SET PROBLEM →
Return the whole listing, line for line, without the pictures in it.

INFORMATION SUPPLIED →
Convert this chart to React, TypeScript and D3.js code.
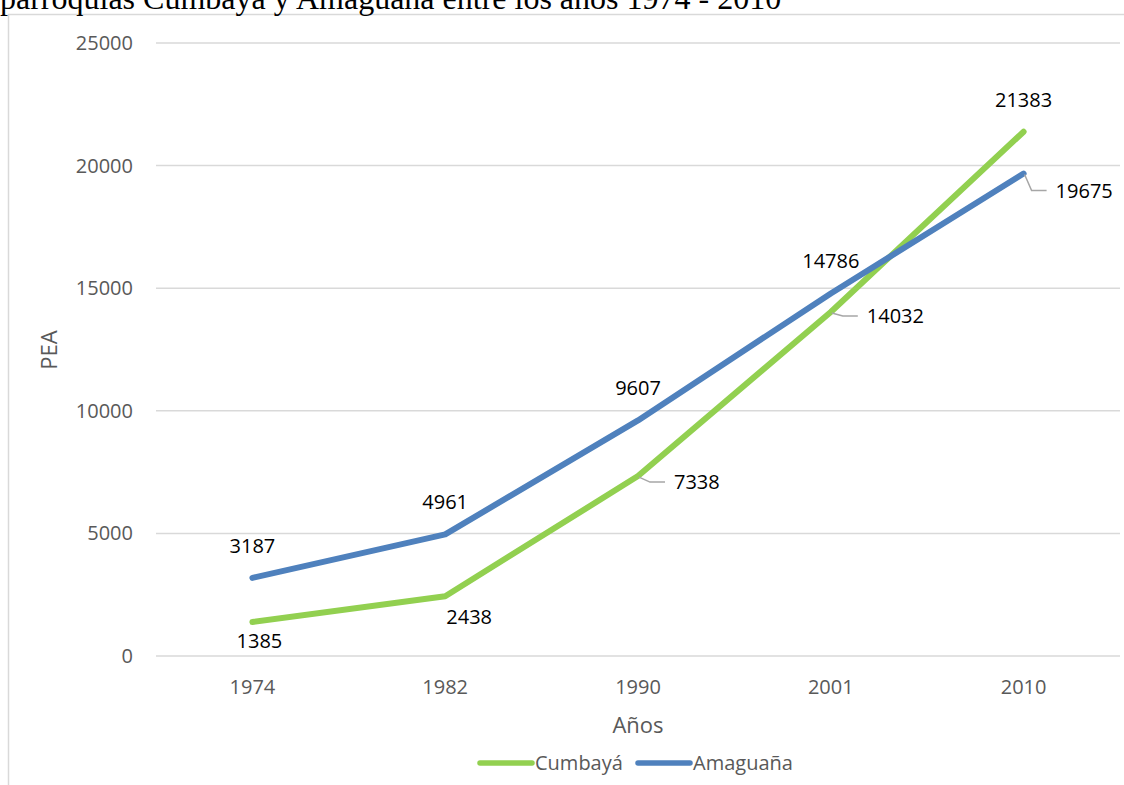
import React, { useEffect, useRef } from 'react';
import * as d3 from 'd3';

const years = ['1974', '1982', '1990', '2001', '2010'];
const cumbaya = [1385, 2438, 7338, 14032, 21383];
const amaguana = [3187, 4961, 9607, 14786, 19675];
const yTicks = [0, 5000, 10000, 15000, 20000, 25000];
// where each data label sits relative to its point
const cumbayaLabelPos = ['below', 'belowRight', 'leader', 'leader', 'above'];
const amaguanaLabelPos = ['above', 'above', 'above', 'above', 'leader'];

const W = 1124;
const H = 785;
const FONT = '"Open Sans", "Noto Sans", sans-serif';

const App: React.FC = () => {
  const ref = useRef<SVGSVGElement>(null);

  useEffect(() => {
    const svg = d3.select(ref.current);
    svg.selectAll('*').remove();

    const left = 156, right = 1120, top = 43, bottom = 656;
    const x = d3.scaleBand().domain(years).range([left, right]).padding(0);
    const y = d3.scaleLinear().domain([0, 25000]).range([bottom, top]);
    const cx = (d: string) => (x(d) as number) + x.bandwidth() / 2;

    // frame
    svg.append('rect').attr('width', W).attr('height', H).attr('fill', '#fff');
    svg.append('path')
      .attr('d', `M8.5,${H} V14.5 H${W}`)
      .attr('fill', 'none').attr('stroke', '#d9d9d9').attr('stroke-width', 1.5);

    // title (cut off at top, as in the source document)
    svg.append('text')
      .attr('x', 0).attr('y', 9)
      .attr('font-family', '"Liberation Serif", "Times New Roman", serif')
      .attr('font-size', 32).attr('fill', '#000')
      .text('parroquias Cumbayá y Amaguaña entre los años 1974 - 2010');

    // gridlines + y ticks
    const yg = svg.append('g');
    yg.selectAll('line').data(yTicks).enter().append('line')
      .attr('x1', left).attr('x2', right)
      .attr('y1', d => y(d)).attr('y2', d => y(d))
      .attr('stroke', '#d9d9d9').attr('stroke-width', 1.5);
    yg.selectAll('text').data(yTicks).enter().append('text')
      .attr('x', 133).attr('y', d => y(d))
      .attr('dy', '0.35em').attr('text-anchor', 'end')
      .attr('font-family', FONT).attr('font-size', 20).attr('fill', '#595959')
      .text(d => String(d));

    // x ticks
    svg.append('g').selectAll('text').data(years).enter().append('text')
      .attr('x', d => cx(d)).attr('y', 694)
      .attr('text-anchor', 'middle')
      .attr('font-family', FONT).attr('font-size', 20).attr('fill', '#595959')
      .text(d => d);

    // axis titles
    svg.append('text')
      .attr('x', 638).attr('y', 733).attr('text-anchor', 'middle')
      .attr('font-family', FONT).attr('font-size', 22).attr('fill', '#595959')
      .text('Años');
    svg.append('text')
      .attr('transform', 'translate(57,350) rotate(-90)')
      .attr('text-anchor', 'middle')
      .attr('font-family', FONT).attr('font-size', 22).attr('fill', '#595959')
      .text('PEA');

    const series = [
      { name: 'Cumbayá', values: cumbaya, color: '#92d050', pos: cumbayaLabelPos },
      { name: 'Amaguaña', values: amaguana, color: '#4f81bd', pos: amaguanaLabelPos },
    ];

    const line = d3.line<number>()
      .x((_, i) => cx(years[i]))
      .y(d => y(d));

    series.forEach(s => {
      svg.append('path')
        .datum(s.values)
        .attr('d', line)
        .attr('fill', 'none')
        .attr('stroke', s.color)
        .attr('stroke-width', 6)
        .attr('stroke-linecap', 'round')
        .attr('stroke-linejoin', 'round');
    });

    // data labels
    series.forEach(s => {
      s.values.forEach((v, i) => {
        const px = cx(years[i]);
        const py = y(v);
        const pos = s.pos[i];
        let lx = px, ly = py - 32, anchor = 'middle';
        if (pos === 'below') { lx = px + 7; ly = py + 19; }
        if (pos === 'belowRight') { lx = px + 24; ly = py + 21; }
        if (pos === 'leader') {
          const dy = v === 19675 ? 17 : v === 14032 ? 4 : 6;
          const x0 = px + (v === 19675 ? 2 : 6);
          const y1 = py + dy;
          svg.append('path')
            .attr('d', `M${px + 1},${py + 1} L${x0 + 6},${y1} H${x0 + 21}`)
            .attr('fill', 'none').attr('stroke', '#a6a6a6').attr('stroke-width', 1.5);
          lx = x0 + 30; ly = y1; anchor = 'start';
        }
        svg.append('text')
          .attr('x', lx).attr('y', ly).attr('dy', '0.35em')
          .attr('text-anchor', anchor)
          .attr('font-family', FONT).attr('font-size', 20).attr('fill', '#000')
          .text(String(v));
      });
    });

    // legend
    const lg = svg.append('g').attr('font-family', FONT).attr('font-size', 20).attr('fill', '#595959');
    const legendX = [480, 638];
    series.forEach((s, i) => {
      lg.append('line')
        .attr('x1', legendX[i]).attr('x2', legendX[i] + 52)
        .attr('y1', 763).attr('y2', 763)
        .attr('stroke', s.color).attr('stroke-width', 5.5).attr('stroke-linecap', 'round');
      lg.append('text')
        .attr('x', legendX[i] + 55).attr('y', 763).attr('dy', '0.35em')
        .text(s.name);
    });
  }, []);

  return (
    <svg ref={ref} width={W} height={H} style={{ position: 'absolute', left: 0, top: 0 }} />
  );
};

export default App;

TASK OUTPUT →
Convert this chart to React, TypeScript and D3.js code.
import React, { useEffect, useRef } from 'react';
import * as d3 from 'd3';

const years = ['1974', '1982', '1990', '2001', '2010'];
const cumbaya = [1385, 2438, 7338, 14032, 21383];
const amaguana = [3187, 4961, 9607, 14786, 19675];
const yTicks = [0, 5000, 10000, 15000, 20000, 25000];
// where each data label sits relative to its point
const cumbayaLabelPos = ['below', 'belowRight', 'leader', 'leader', 'above'];
const amaguanaLabelPos = ['above', 'above', 'above', 'above', 'leader'];

const W = 1124;
const H = 785;
const FONT = '"Open Sans", "Noto Sans", sans-serif';

const App: React.FC = () => {
  const ref = useRef<SVGSVGElement>(null);

  useEffect(() => {
    const svg = d3.select(ref.current);
    svg.selectAll('*').remove();

    const left = 156, right = 1120, top = 43, bottom = 656;
    const x = d3.scaleBand().domain(years).range([left, right]).padding(0);
    const y = d3.scaleLinear().domain([0, 25000]).range([bottom, top]);
    const cx = (d: string) => (x(d) as number) + x.bandwidth() / 2;

    // frame
    svg.append('rect').attr('width', W).attr('height', H).attr('fill', '#fff');
    svg.append('path')
      .attr('d', `M8.5,${H} V14.5 H${W}`)
      .attr('fill', 'none').attr('stroke', '#d9d9d9').attr('stroke-width', 1.5);

    // title (cut off at top, as in the source document)
    svg.append('text')
      .attr('x', 0).attr('y', 9)
      .attr('font-family', '"Liberation Serif", "Times New Roman", serif')
      .attr('font-size', 32).attr('fill', '#000')
      .text('parroquias Cumbayá y Amaguaña entre los años 1974 - 2010');

    // gridlines + y ticks
    const yg = svg.append('g');
    yg.selectAll('line').data(yTicks).enter().append('line')
      .attr('x1', left).attr('x2', right)
      .attr('y1', d => y(d)).attr('y2', d => y(d))
      .attr('stroke', '#d9d9d9').attr('stroke-width', 1.5);
    yg.selectAll('text').data(yTicks).enter().append('text')
      .attr('x', 133).attr('y', d => y(d))
      .attr('dy', '0.35em').attr('text-anchor', 'end')
      .attr('font-family', FONT).attr('font-size', 20).attr('fill', '#595959')
      .text(d => String(d));

    // x ticks
    svg.append('g').selectAll('text').data(years).enter().append('text')
      .attr('x', d => cx(d)).attr('y', 694)
      .attr('text-anchor', 'middle')
      .attr('font-family', FONT).attr('font-size', 20).attr('fill', '#595959')
      .text(d => d);

    // axis titles
    svg.append('text')
      .attr('x', 638).attr('y', 733).attr('text-anchor', 'middle')
      .attr('font-family', FONT).attr('font-size', 22).attr('fill', '#595959')
      .text('Años');
    svg.append('text')
      .attr('transform', 'translate(57,350) rotate(-90)')
      .attr('text-anchor', 'middle')
      .attr('font-family', FONT).attr('font-size', 22).attr('fill', '#595959')
      .text('PEA');

    const series = [
      { name: 'Cumbayá', values: cumbaya, color: '#92d050', pos: cumbayaLabelPos },
      { name: 'Amaguaña', values: amaguana, color: '#4f81bd', pos: amaguanaLabelPos },
    ];

    const line = d3.line<number>()
      .x((_, i) => cx(years[i]))
      .y(d => y(d));

    series.forEach(s => {
      svg.append('path')
        .datum(s.values)
        .attr('d', line)
        .attr('fill', 'none')
        .attr('stroke', s.color)
        .attr('stroke-width', 6)
        .attr('stroke-linecap', 'round')
        .attr('stroke-linejoin', 'round');
    });

    // data labels
    series.forEach(s => {
      s.values.forEach((v, i) => {
        const px = cx(years[i]);
        const py = y(v);
        const pos = s.pos[i];
        let lx = px, ly = py - 32, anchor = 'middle';
        if (pos === 'below') { lx = px + 7; ly = py + 19; }
        if (pos === 'belowRight') { lx = px + 24; ly = py + 21; }
        if (pos === 'leader') {
          const dy = v === 19675 ? 17 : v === 14032 ? 4 : 6;
          const x0 = px + (v === 19675 ? 2 : 6);
          const y1 = py + dy;
          svg.append('path')
            .attr('d', `M${px + 1},${py + 1} L${x0 + 6},${y1} H${x0 + 21}`)
            .attr('fill', 'none').attr('stroke', '#a6a6a6').attr('stroke-width', 1.5);
          lx = x0 + 30; ly = y1; anchor = 'start';
        }
        svg.append('text')
          .attr('x', lx).attr('y', ly).attr('dy', '0.35em')
          .attr('text-anchor', anchor)
          .attr('font-family', FONT).attr('font-size', 20).attr('fill', '#000')
          .text(String(v));
      });
    });

    // legend
    const lg = svg.append('g').attr('font-family', FONT).attr('font-size', 20).attr('fill', '#595959');
    const legendX = [480, 638];
    series.forEach((s, i) => {
      lg.append('line')
        .attr('x1', legendX[i]).attr('x2', legendX[i] + 52)
        .attr('y1', 763).attr('y2', 763)
        .attr('stroke', s.color).attr('stroke-width', 5.5).attr('stroke-linecap', 'round');
      lg.append('text')
        .attr('x', legendX[i] + 55).attr('y', 763).attr('dy', '0.35em')
        .text(s.name);
    });
  }, []);

  return (
    <svg ref={ref} width={W} height={H} style={{ position: 'absolute', left: 0, top: 0 }} />
  );
};

export default App;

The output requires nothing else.